= Miles Teves =

American sculptor

Death Scene of Sho Cora-Tra, Sholari of Tashka by Miles Teves, originally created for the box cover of the fantasy RPG Skyrealms of Jorune, 1985

Miles Teves (born 1963, Salinas, California) is a Hollywood artist and conceptual designer who works on television productions, films, and computer games.

==Education==
Miles Teves studied sculpture at the Art Center College of Design. In 1982, when Teves was 18, he showed some of his artwork to special make-up effects creator Rob Bottin.

==Career==
In 1983, Bottin brought Teves onto the special effects staff for the movie Legend to create the conceptual artwork for the character Darkness.

During this time, Teves co-created the role-playing game SkyRealms of Jorune (1984) with his high school friend Andrew Leker, and also supplied the interior and cover artwork.

With the release of Legend in 1985, Teves turned to the silver screen, working on Explorers, RoboCop, The Witches of Eastwick, Total Recall, Batman & Robin, Hollow Man, Spider-Man, Terminator 3: Rise of the Machines, Reign of Fire, Van Helsing, Pirates of the Caribbean: The Curse of the Black Pearl, The Chronicles of Riddick, Little Fockers (2010) and Pirates of the Caribbean: On Stranger Tides(2011).

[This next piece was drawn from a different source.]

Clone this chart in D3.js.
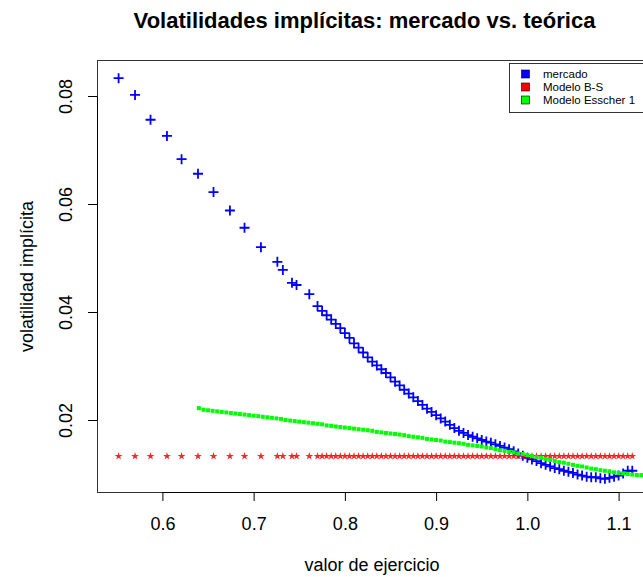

His work has included sculpting pieces as realistic as Tom Cruise's head for Interview with the Vampire and as fantastical as Kong in King Kong.

==Reception==
In his 2023 book Monsters, Aliens, and Holes in the Ground, RPG historian Stu Horvath reviewed the fantasy science fiction role-playing game Skyrealms of Jorune and noted "Much of the bizarreness is thanks to the fabulous work of illustrator and co-designer Miles Teves, whose realistic style gives Jorune an uncanny verisimilitude. It is on display in his painting for the front of the box, a tableau in Renaissance style, depicting the 'Death Scene of Sho Cora-Tra, Sholari of Tashka.' I don't know what that means, but the painting still transmits great emotional weight, despite the aliens."